Some years later I was lucky enough to meet Sayer’s children, at their family home in north London, and had a sadly all too brief chance to examine some of his original drawings; he was a meticulous draughtsman with a great eye for detail. His first ‘cartoon’ drafts of the E type design which I saw were cleaner and more elegant than the production vehicle, perhaps because he had anticipated technology; double and triple curvature triplex glass was still almost impossibly expensive and very complex to fabricate at that time, so the production car went out with what is in essence a single curvature deeply wrapped screen, which required additional metal in the somewhat more upright A posts than he had originally designed or wished for. Ironically those production compromises clearly aided both aerodynamics and structural integrity. The amusing irony for me of that insight was that at the time when father had his Jaguar on the road, and Sayer was working on the E Type design, father was working at Triplex in Hounslow, trying to implement the very same double and triple axis curvatures for plexiglass and other laminated safety glasses which Sayer so badly wanted for the E type. I can’t help wondering what might have happened if Sayer and my father had met. Such a meeting might not have done the E Type any favours.

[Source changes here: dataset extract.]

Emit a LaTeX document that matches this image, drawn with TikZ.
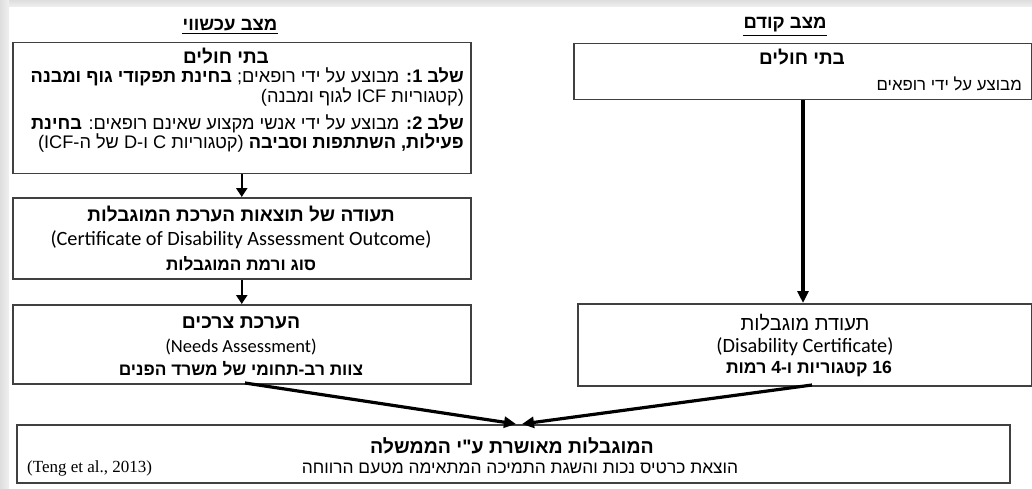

In the years that followed, after father had died, Emanuel drove his E Type all over Europe, blasting down the rapidly expanding network of high speed roads to visit music festivals or business colleagues and took great pleasure in overtaking any Porsche he encountered. His favourite drive, from Darmstadt down into Italy via the old Brenner Pass often proved a great test of skill in those days before the modern motorway was constructed.